The whole & its parts

Forget your goal

Something I observed in an organization I once was a member of, was how the members were setting up projects. Whenever they saw a project they liked, new members would join that project. They would then invest themselves fully in it until it was achieved. Once done, they would feel happy with their achievement and settle with it. Having achieved the desired result, they found it hard to invest themselves in another project.

For the organization, this was an issue. Members would not stay for a long time with the organization and there was a constant need to recruit new members. It had nothing to do with the existing members or their pleasure to invest themselves. It simply was that achieving the goal meant that they believed they had done what could be done.

It’s something individuals will also experience. It’s the principle the bucket list is based upon. The objective is to have seen or experienced a series of places or activities, most often to be able to brag about it. And it can be what serves people best in situations in which achieving that goal is all that needs to happen. If someone needs to lose a few kilos of weight, there is no need to continue once it is achieved.

A different situation is given if there is a desire to achieve an objective that goes beyond immediate imagination and has a path that cannot be easily described.

For an individual, this means for example to achieve a sustainable change by integrating a quest into one’s life.
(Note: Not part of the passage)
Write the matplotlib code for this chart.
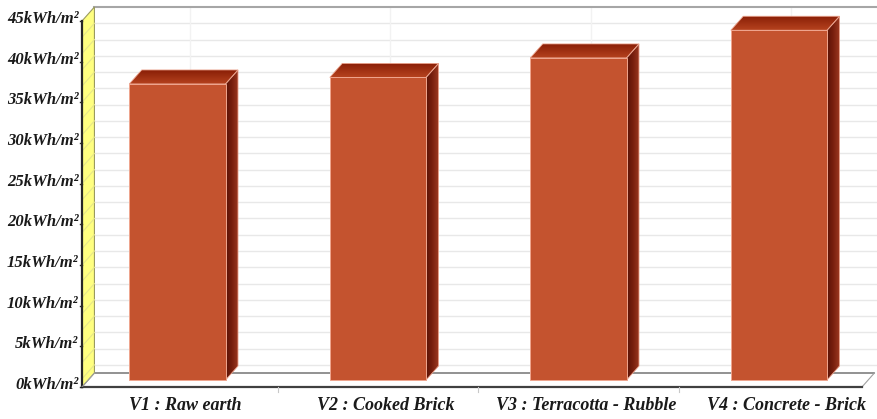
import numpy as np
import matplotlib.pyplot as plt
from matplotlib.patches import Polygon
from matplotlib.colors import LinearSegmentedColormap

categories = ['V1 : Raw earth', 'V2 : Cooked Brick',
              'V3 : Terracotta - Rubble', 'V4 : Concrete - Brick']
values = [36.4, 37.2, 39.6, 43.0]
y_ticks = [0, 5, 10, 15, 20, 25, 30, 35, 40, 45]
y_max = 45

# pseudo-3D geometry, in data units (x: category index, y: kWh/m²)
DX, DY = 0.062, 1.72          # depth offset of the back plane
HALF_W = 0.24                 # half bar width
WALL_X = -0.476               # front edge of the side wall
FLOOR_END = 3.414             # right end of the floor

front_col = '#C4532F'
top_cmap = LinearSegmentedColormap.from_list('top', ['#B5421E', '#8A1F07'])
side_cmap = LinearSegmentedColormap.from_list('side', ['#5A1206', '#7A200E', '#9E3A22'])

fig = plt.figure(figsize=(8.78, 4.19), dpi=100)
ax = fig.add_axes([0, 0, 1, 1])
ax.set_xlim(-0.885, 3.494)
ax.set_ylim(-3.935, 47.58)
ax.axis('off')

# back wall gridlines
bx0 = WALL_X + DX
for g in np.arange(1, y_max, 2):
    ax.plot([bx0, 3.6], [g + DY, g + DY], color='#E8E8E8', lw=1, zorder=1)
for i in range(len(categories)):
    ax.plot([i + DX, i + DX], [DY, y_max + DY], color='#F2F2F2', lw=1, zorder=1)

# back wall frame and floor
ax.plot([bx0, 3.6], [y_max + DY, y_max + DY], color='#A6A6A6', lw=1.5, zorder=2)
ax.plot([bx0, FLOOR_END + DX], [DY, DY], color='#7F7F7F', lw=1.2, zorder=2)
ax.plot([FLOOR_END, FLOOR_END + DX], [0, DY], color='#A0A0A0', lw=0.8, zorder=2)

# side wall
wall = Polygon([(WALL_X, 0), (WALL_X, y_max), (bx0, y_max + DY), (bx0, DY)],
               closed=True, facecolor='#FFFF80', edgecolor='#9A9A60', lw=0.8, zorder=2)
ax.add_patch(wall)
for g in np.arange(1, y_max, 2):
    ax.plot([WALL_X, bx0], [g, g + DY], color='#E6E68A', lw=0.8, zorder=3)

# front axis line, floor edge and ticks
ax.plot([WALL_X, WALL_X], [0, y_max], color='#262626', lw=1.6, zorder=4)
ax.plot([WALL_X, FLOOR_END], [0, 0], color='#404040', lw=1.6, zorder=4)
ax.plot([WALL_X, bx0], [0, DY], color='#A0A0A0', lw=0.8, zorder=4)
for t in y_ticks:
    ax.plot([WALL_X - 0.012, WALL_X], [t, t], color='#262626', lw=1, zorder=4)
    ax.text(WALL_X - 0.018, t + 0.25, f'{t}kWh/m²', ha='right', va='center',
            fontsize=12, fontweight='bold', fontstyle='italic',
            family='Liberation Serif', color='#1A1A1A')
for b in [0.5, 1.5, 2.5]:
    ax.plot([b, b], [0, -0.6], color='#C8C8C8', lw=0.8, zorder=4)


def gradient_fill(poly, cmap, horizontal):
    xs = [p[0] for p in poly.get_xy()]
    ys = [p[1] for p in poly.get_xy()]
    grad = np.linspace(0, 1, 64)
    img = grad[np.newaxis, :] if horizontal else grad[:, np.newaxis]
    im = ax.imshow(img, cmap=cmap, aspect='auto', interpolation='bilinear',
                   extent=[min(xs), max(xs), min(ys), max(ys)], origin='lower', zorder=5)
    im.set_clip_path(poly)


# bars
base = DY / 2
for i, v in enumerate(values):
    l, r = i - HALF_W, i + HALF_W
    top = base + v
    front = Polygon([(l, base), (r, base), (r, top), (l, top)], closed=True,
                    facecolor=front_col, edgecolor='#EFA58E', lw=0.7, zorder=6)
    top_face = Polygon([(l, top), (r, top), (r + DX, top + DY), (l + DX, top + DY)],
                       closed=True, facecolor='none', edgecolor='#E9A08A', lw=0.6, zorder=6)
    side = Polygon([(r, base), (r + DX, base + DY), (r + DX, top + DY), (r, top)],
                   closed=True, facecolor='none', edgecolor='#E9A08A', lw=0.6, zorder=6)
    for p in (top_face, side):
        ax.add_patch(p)
    gradient_fill(top_face, top_cmap, horizontal=False)
    gradient_fill(side, side_cmap, horizontal=True)
    ax.add_patch(front)

    ax.text(i + 0.04, -2.25, categories[i], ha='center', va='center',
            fontsize=13, fontweight='bold', fontstyle='italic',
            family='Liberation Serif', color='#1A1A1A')

fig.savefig('out.png', dpi=100, facecolor='white')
That would be a decision to follow one’s purpose or to become an expert in something. Taking it from the perspective of an organization it would mean providing members with visibility on the sustainable change they can contribute to. That could for example happen through a vision the members could adhere to or a variety of activities focused on the organization’s field of activity.

It’s an approach that transforms the existing system. It’s based on establishing an overarching goal that will not be precise. It can’t be as there is no means to predict the transformation leading to its achievement.

Take for example a daily workout. The resulting transformation is based on repetitive activity. What they will be is unknown beforehand. The only thing one may know, is that to be effective every activity will be there to solve a specific problem toward the overarching goal.

Setting out to achieving a goal that is way bigger than oneself invites one to forget that goal. Otherwise, it easily feels too big to be achievable and too frustrating to wait for seeing change happening. Keeping it in mind and deciding every day on what problem to solve toward that goal transforms the journey into one allowing satisfaction to occur at regular intervals. The doing becomes something enjoyable and the objective something to walk toward instead of something one yearns for.